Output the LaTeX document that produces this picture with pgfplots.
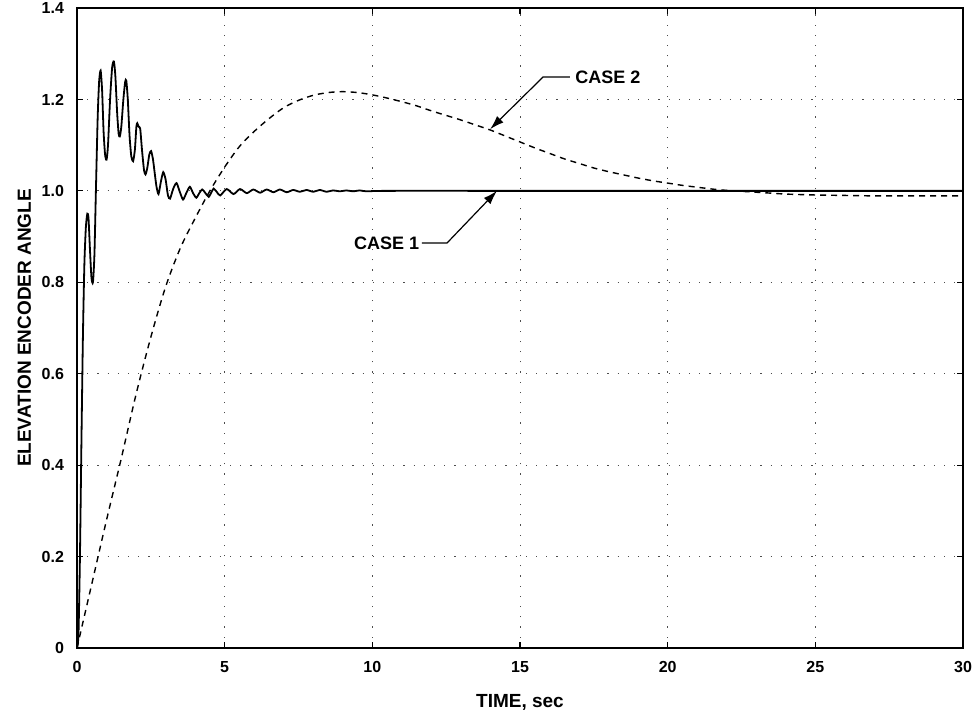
\documentclass[border=0pt]{standalone}
\usepackage{fontspec}
\setmainfont{Liberation Sans}
\usepackage{pgfplots}
\pgfplotsset{compat=1.18}
\usetikzlibrary{arrows.meta}
\begin{document}
\begin{tikzpicture}
\begin{axis}[
  scale only axis,
  width=443pt, height=320pt,
  xmin=0, xmax=30, ymin=0, ymax=1.4,
  xtick={0,5,10,15,20,25,30},
  xticklabels={0,5,10,15,20,25,30},
  ytick={0,0.2,0.4,0.6,0.8,1.0,1.2,1.4},
  yticklabels={0,0.2,0.4,0.6,0.8,1.0,1.2,1.4},
  tick align=inside, tick pos=both,
  major tick length=3pt,
  every tick/.style={black, line width=0.6pt},
  axis line style={line width=0.8pt},
  ticklabel style={font=\fontsize{8}{9}\selectfont\bfseries},
  xticklabel style={yshift=-3pt},
  yticklabel style={xshift=-3pt},
  grid=major,
  major grid style={black!70, line width=0.5pt, dash pattern=on 0.6pt off 4.5pt},
  xlabel={TIME, sec},
  ylabel={ELEVATION ENCODER ANGLE},
  label style={font=\fontsize{9.5}{10}\selectfont\bfseries},
  xlabel style={yshift=-4pt},
  ylabel style={yshift=-1.5pt},
  clip=true,
]
% CASE 1 (solid)
\addplot[black, line width=0.9pt, smooth, tension=0.4] coordinates {
(0,0) (0.05,0.03) (0.1,0.2) (0.15,0.45) (0.2,0.68) (0.25,0.84) (0.3,0.92) (0.35,0.95)
(0.39,0.94) (0.44,0.87) (0.49,0.81) (0.54,0.80) (0.59,0.86) (0.64,1.0) (0.70,1.16)
(0.75,1.24) (0.80,1.263) (0.85,1.22) (0.90,1.13) (0.95,1.08) (1.00,1.068) (1.05,1.10)
(1.12,1.20) (1.19,1.27) (1.25,1.283) (1.30,1.25) (1.36,1.17) (1.41,1.125) (1.45,1.119)
(1.50,1.14) (1.57,1.20) (1.63,1.238) (1.67,1.241) (1.72,1.20) (1.78,1.12) (1.84,1.075)
(1.90,1.065) (1.96,1.09) (2.01,1.14) (2.04,1.148) (2.09,1.14) (2.14,1.136) (2.20,1.09)
(2.27,1.045) (2.32,1.036) (2.38,1.05) (2.45,1.08) (2.51,1.087) (2.57,1.07) (2.62,1.045)
(2.69,1.01) (2.76,0.993) (2.84,1.02) (2.92,1.041) (3.00,1.025) (3.08,0.99) (3.15,0.983)
(3.26,1.005) (3.37,1.017) (3.48,0.998) (3.59,0.981) (3.70,0.995) (3.82,1.009) (3.93,0.995)
(4.04,0.985) (4.14,0.995) (4.24,1.003) (4.35,0.995) (4.46,0.987) (4.55,0.997) (4.63,1.005)
(4.74,0.997) (4.85,0.990) (5.07,1.004) (5.30,0.993) (5.52,1.004) (5.75,0.995) (5.97,1.003)
(6.20,0.996) (6.42,1.003) (6.65,0.997) (6.87,1.003) (7.10,0.997) (7.32,1.002) (7.55,0.998)
(7.77,1.002) (8.0,0.998) (8.22,1.002) (8.45,0.998) (8.67,1.001) (8.9,0.999) (9.12,1.001)
(9.35,0.999) (9.57,1.001) (9.8,0.999) (10.5,1.0) (15,1.0) (20,1.0) (25,1.0) (30,1.0)
};
% CASE 2 (dashed)
\addplot[black, line width=0.7pt, smooth, dash pattern=on 3pt off 2.5pt] coordinates {
(0,0) (0.5,0.14) (1.0,0.28) (1.5,0.415) (2.0,0.555) (2.5,0.68) (3.0,0.79) (3.5,0.875)
(4.0,0.94) (4.5,1.0) (5.0,1.052) (5.5,1.097) (6.0,1.13) (6.5,1.158) (7.0,1.182) (7.5,1.198)
(8.0,1.209) (8.5,1.215) (9.0,1.217) (9.5,1.215) (10,1.21) (10.5,1.203) (11,1.195)
(11.5,1.186) (12,1.175) (12.5,1.165) (13,1.155) (13.5,1.144) (14,1.133) (14.5,1.12)
(15,1.107) (15.5,1.094) (16,1.082) (16.5,1.07) (17,1.06) (17.5,1.05) (18,1.042)
(18.5,1.035) (19,1.028) (19.5,1.022) (20,1.017) (20.5,1.012) (21,1.008) (21.5,1.004)
(22,1.001) (22.5,0.999) (23,0.997) (23.5,0.995) (24,0.993) (25,0.991) (26,0.99)
(27,0.989) (28,0.989) (30,0.989)
};
% annotations
\draw[line width=0.6pt, -{Latex[length=7pt,width=4.5pt]}]
  (axis cs:16.69,1.249) -- (axis cs:15.78,1.249) -- (axis cs:13.99,1.135);
\node[anchor=west, inner sep=0pt, font=\fontsize{9}{10}\selectfont\bfseries] at (axis cs:16.86,1.249) {CASE 2};
\draw[line width=0.6pt, -{Latex[length=7pt,width=4.5pt]}]
  (axis cs:11.68,0.886) -- (axis cs:12.53,0.886) -- (axis cs:14.22,1.0);
\node[anchor=east, inner sep=0pt, font=\fontsize{9}{10}\selectfont\bfseries] at (axis cs:11.6,0.886) {CASE 1};
\end{axis}
\pgfresetboundingbox
\path ([shift={(-38.5pt,-33pt)}]current axis.south west) rectangle ([shift={(4.5pt,4pt)}]current axis.north east);
\end{tikzpicture}
\end{document}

==============================

• Work to do: Skip the pictures, then retype every line above exactly.

• Response:
Output the LaTeX document that produces this picture with pgfplots.
\documentclass[border=0pt]{standalone}
\usepackage{fontspec}
\setmainfont{Liberation Sans}
\usepackage{pgfplots}
\pgfplotsset{compat=1.18}
\usetikzlibrary{arrows.meta}
\begin{document}
\begin{tikzpicture}
\begin{axis}[
  scale only axis,
  width=443pt, height=320pt,
  xmin=0, xmax=30, ymin=0, ymax=1.4,
  xtick={0,5,10,15,20,25,30},
  xticklabels={0,5,10,15,20,25,30},
  ytick={0,0.2,0.4,0.6,0.8,1.0,1.2,1.4},
  yticklabels={0,0.2,0.4,0.6,0.8,1.0,1.2,1.4},
  tick align=inside, tick pos=both,
  major tick length=3pt,
  every tick/.style={black, line width=0.6pt},
  axis line style={line width=0.8pt},
  ticklabel style={font=\fontsize{8}{9}\selectfont\bfseries},
  xticklabel style={yshift=-3pt},
  yticklabel style={xshift=-3pt},
  grid=major,
  major grid style={black!70, line width=0.5pt, dash pattern=on 0.6pt off 4.5pt},
  xlabel={TIME, sec},
  ylabel={ELEVATION ENCODER ANGLE},
  label style={font=\fontsize{9.5}{10}\selectfont\bfseries},
  xlabel style={yshift=-4pt},
  ylabel style={yshift=-1.5pt},
  clip=true,
]
% CASE 1 (solid)
\addplot[black, line width=0.9pt, smooth, tension=0.4] coordinates {
(0,0) (0.05,0.03) (0.1,0.2) (0.15,0.45) (0.2,0.68) (0.25,0.84) (0.3,0.92) (0.35,0.95)
(0.39,0.94) (0.44,0.87) (0.49,0.81) (0.54,0.80) (0.59,0.86) (0.64,1.0) (0.70,1.16)
(0.75,1.24) (0.80,1.263) (0.85,1.22) (0.90,1.13) (0.95,1.08) (1.00,1.068) (1.05,1.10)
(1.12,1.20) (1.19,1.27) (1.25,1.283) (1.30,1.25) (1.36,1.17) (1.41,1.125) (1.45,1.119)
(1.50,1.14) (1.57,1.20) (1.63,1.238) (1.67,1.241) (1.72,1.20) (1.78,1.12) (1.84,1.075)
(1.90,1.065) (1.96,1.09) (2.01,1.14) (2.04,1.148) (2.09,1.14) (2.14,1.136) (2.20,1.09)
(2.27,1.045) (2.32,1.036) (2.38,1.05) (2.45,1.08) (2.51,1.087) (2.57,1.07) (2.62,1.045)
(2.69,1.01) (2.76,0.993) (2.84,1.02) (2.92,1.041) (3.00,1.025) (3.08,0.99) (3.15,0.983)
(3.26,1.005) (3.37,1.017) (3.48,0.998) (3.59,0.981) (3.70,0.995) (3.82,1.009) (3.93,0.995)
(4.04,0.985) (4.14,0.995) (4.24,1.003) (4.35,0.995) (4.46,0.987) (4.55,0.997) (4.63,1.005)
(4.74,0.997) (4.85,0.990) (5.07,1.004) (5.30,0.993) (5.52,1.004) (5.75,0.995) (5.97,1.003)
(6.20,0.996) (6.42,1.003) (6.65,0.997) (6.87,1.003) (7.10,0.997) (7.32,1.002) (7.55,0.998)
(7.77,1.002) (8.0,0.998) (8.22,1.002) (8.45,0.998) (8.67,1.001) (8.9,0.999) (9.12,1.001)
(9.35,0.999) (9.57,1.001) (9.8,0.999) (10.5,1.0) (15,1.0) (20,1.0) (25,1.0) (30,1.0)
};
% CASE 2 (dashed)
\addplot[black, line width=0.7pt, smooth, dash pattern=on 3pt off 2.5pt] coordinates {
(0,0) (0.5,0.14) (1.0,0.28) (1.5,0.415) (2.0,0.555) (2.5,0.68) (3.0,0.79) (3.5,0.875)
(4.0,0.94) (4.5,1.0) (5.0,1.052) (5.5,1.097) (6.0,1.13) (6.5,1.158) (7.0,1.182) (7.5,1.198)
(8.0,1.209) (8.5,1.215) (9.0,1.217) (9.5,1.215) (10,1.21) (10.5,1.203) (11,1.195)
(11.5,1.186) (12,1.175) (12.5,1.165) (13,1.155) (13.5,1.144) (14,1.133) (14.5,1.12)
(15,1.107) (15.5,1.094) (16,1.082) (16.5,1.07) (17,1.06) (17.5,1.05) (18,1.042)
(18.5,1.035) (19,1.028) (19.5,1.022) (20,1.017) (20.5,1.012) (21,1.008) (21.5,1.004)
(22,1.001) (22.5,0.999) (23,0.997) (23.5,0.995) (24,0.993) (25,0.991) (26,0.99)
(27,0.989) (28,0.989) (30,0.989)
};
% annotations
\draw[line width=0.6pt, -{Latex[length=7pt,width=4.5pt]}]
  (axis cs:16.69,1.249) -- (axis cs:15.78,1.249) -- (axis cs:13.99,1.135);
\node[anchor=west, inner sep=0pt, font=\fontsize{9}{10}\selectfont\bfseries] at (axis cs:16.86,1.249) {CASE 2};
\draw[line width=0.6pt, -{Latex[length=7pt,width=4.5pt]}]
  (axis cs:11.68,0.886) -- (axis cs:12.53,0.886) -- (axis cs:14.22,1.0);
\node[anchor=east, inner sep=0pt, font=\fontsize{9}{10}\selectfont\bfseries] at (axis cs:11.6,0.886) {CASE 1};
\end{axis}
\pgfresetboundingbox
\path ([shift={(-38.5pt,-33pt)}]current axis.south west) rectangle ([shift={(4.5pt,4pt)}]current axis.north east);
\end{tikzpicture}
\end{document}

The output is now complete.